It did help me to let out the things I did in my last despair-soaked entry. Now I am in the process of having those long, rather unpleasant but altogether necessary, "seriously, what am I going to do with my life for real?" conversations with my parents and family. Conversations. It is definitely a plural thing. This mess is too thick to be sorted out in one chat or in one day. It is heady stuff. I have come to the realization that just scrambling for any job that will have me is only a stalling tactic really. Being a receptionist or an admin assistant is not a long-term lifestyle for me and the people who interview me can probably tell that it is not my dream job, no matter how bad I try to fake it.
So it is decided that I have to go back to school in some capacity. I have to go back to college (for a second bachelor's degree, master's degree, professional degree... it is not certain yet) with focus on making a career for myself. The goal of the talks now is to decide what path to take. There is that awful decision to be made whether I should pursue something I love that would be fulfilling or something I am more likely to get a job in. Right now I am kind of leaning towards the thing I love path, simply because I only get one life and it seems an awful waste to get an accounting or computer science degree and then spend my one life wishing I was an art history professor.
If I do not get into UMD for Library Science (and maybe even if I do) I am starting to think I might actually try to pursue something along the lines of an actual dream, something I would actually enjoy but that I would have to strive to be outstanding at in order to find a place. Maybe I will try to get into VCU, move to Richmond and live with my little brothers. It is still very nebulous to me. I am going to have to sell the car I'm afraid. But in the long run, it doesn't change who I am. Getting into school again, getting the student loans to go (thank god I don't have any loans from my stupid first degree), it is all uncertain. My plans are vague and just starting to take form. But it is time to make them seriously. Stop wasting my life and start fighting my social problems. It will be hard, oh-so-hard, but I have to fight somehow.
At this immediate moment, I am not quite sure what to do. Do I keep looking for a shitty job for now? I am not very good even at looking. I know I have to continue talking things out, research schools, weigh my options. I am sort at the place where I kinda know the direction I want to be headed in but I cannot find the trail in the thick fog. I am worried about the car situation, very much so. But I guess I just have to roll with the punches. Right now feels like a strange stasis.
Happier thoughts: My birthday is coming up on March 10th, two weeks from this Wednesday, and despite the wiser choice of money to keep my head above water a little bit longer, I am going to be a bad girl and wish for new kicks.
This juicy pair has caught my eye and I am dying to try them on and see if they are comfortable. I am so sick of and kind of embarrassed by my pink Crocs. I also want a Dharma Initiative shirt, anything Dharma is awesome. I will probably cry on my birthday because of how old I am and how little I have accomplished. But there are late bloomers and also late late bloomers (like me). There will be cake and liquor in any event.

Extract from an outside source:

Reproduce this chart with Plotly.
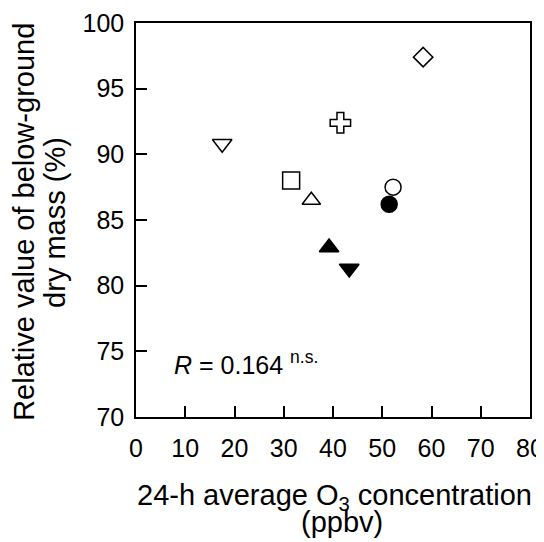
import plotly.graph_objects as go

# data
o3 = [58.3, 41.5, 17.5, 31.5, 52.2, 35.6, 51.4, 39.2, 43.3]
rel_mass = [97.4, 92.4, 90.8, 88.0, 87.5, 86.5, 86.2, 82.9, 81.3]
symbols = ["diamond-open", "cross-open", "triangle-down-open", "square-open",
           "circle-open", "triangle-up-open", "circle", "triangle-up", "triangle-down"]
sizes = [15, 17, 17, 17, 16, 16, 16, 17, 17]

x_ticks = [0, 10, 20, 30, 40, 50, 60, 70, 80]
y_ticks = [70, 75, 80, 85, 90, 95, 100]

FONT = "Liberation Sans, Arial, sans-serif"
TITLE_SIZE = 29
# page body has an 8px default margin; figure is sized to fit the window
PAGE_OFF = 8
PLOT_L, PLOT_T, PLOT_W, PLOT_H = 136, 23, 393.6, 394

fig = go.Figure()
fig.add_trace(go.Scatter(
    x=o3, y=rel_mass, mode="markers",
    marker=dict(symbol=symbols, size=sizes, color="black", opacity=1,
                line=dict(color="black", width=1.5)),
    showlegend=False, hoverinfo="x+y",
))

axis_common = dict(
    showgrid=False, zeroline=False, showline=True, linecolor="black", linewidth=1.5,
    mirror=True, ticks="inside", ticklen=11, tickwidth=1.5, tickcolor="black",
    tickfont=dict(family=FONT, size=25, color="black"), automargin=False,
)
fig.update_xaxes(range=[0, 80], tickvals=x_ticks, ticklabelstandoff=8, **axis_common)
fig.update_yaxes(range=[70, 100], tickvals=y_ticks, ticklabelstandoff=5, **axis_common)

title_font = dict(family=FONT, size=TITLE_SIZE, color="black")
fig.add_annotation(
    xref="paper", yref="paper", x=0.505, y=-0.203, xanchor="center", yanchor="middle",
    text="24-h average O<sub>3</sub> concentration", showarrow=False, font=title_font,
)
fig.add_annotation(
    xref="paper", yref="paper", x=0.523, y=-0.2665, xanchor="center", yanchor="middle",
    text="(ppbv)", showarrow=False, font=title_font,
)
fig.add_annotation(
    xref="paper", yref="paper", x=(24 - PLOT_L) / PLOT_W, y=0.495, xanchor="center", yanchor="middle",
    text="Relative value of below-ground", showarrow=False, textangle=-90, font=title_font,
)
fig.add_annotation(
    xref="paper", yref="paper", x=(55 - PLOT_L) / PLOT_W, y=0.495, xanchor="center", yanchor="middle",
    text="dry mass (%)", showarrow=False, textangle=-90, font=title_font,
)
fig.add_annotation(
    xref="x", yref="y", x=7.3, y=74.1, xanchor="left", yanchor="middle",
    text="<i>R</i> = 0.164 <sup>n.s.</sup>", showarrow=False,
    font=dict(family=FONT, size=25, color="black"),
)

W, H = 544 - PAGE_OFF, 542 - PAGE_OFF
fig.update_layout(
    width=W, height=H,
    margin=dict(l=PLOT_L - PAGE_OFF, t=PLOT_T - PAGE_OFF,
                r=W - (PLOT_L - PAGE_OFF) - PLOT_W, b=H - (PLOT_T - PAGE_OFF) - PLOT_H),
    paper_bgcolor="white", plot_bgcolor="white",
    font=dict(family=FONT, color="black"),
)

fig.write_html("out.html")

Hockey: I am not quite sure who I really would like to win in this thing. I am actually leaning towards Russia a bit because, while the American team has no Washington Capitols players on it, the Russian team has three. For some reason I think hockey is more fun to watch than other team sports. I also rank hockey players as sexier than other athletes (missing teeth aside). Maybe I am just drawn to men from the lands of the ice and snow.
Random end note: I wish I had the skills to make a Lost-themed parody of the Van Halen video for "Right Now." Most of the people on my f-list are probably familiar with the hilarious anime version, and my idea must certainly seem like a rip-off of the guy who made that. But lots of parodies get made of the same original source material and I think Lost would lend itself quite well to such a video. Oh! And that sweet chili sauce for the McNuggets is making me an addict of sorts. Are they really only going to keep it for a limited time? What a waste!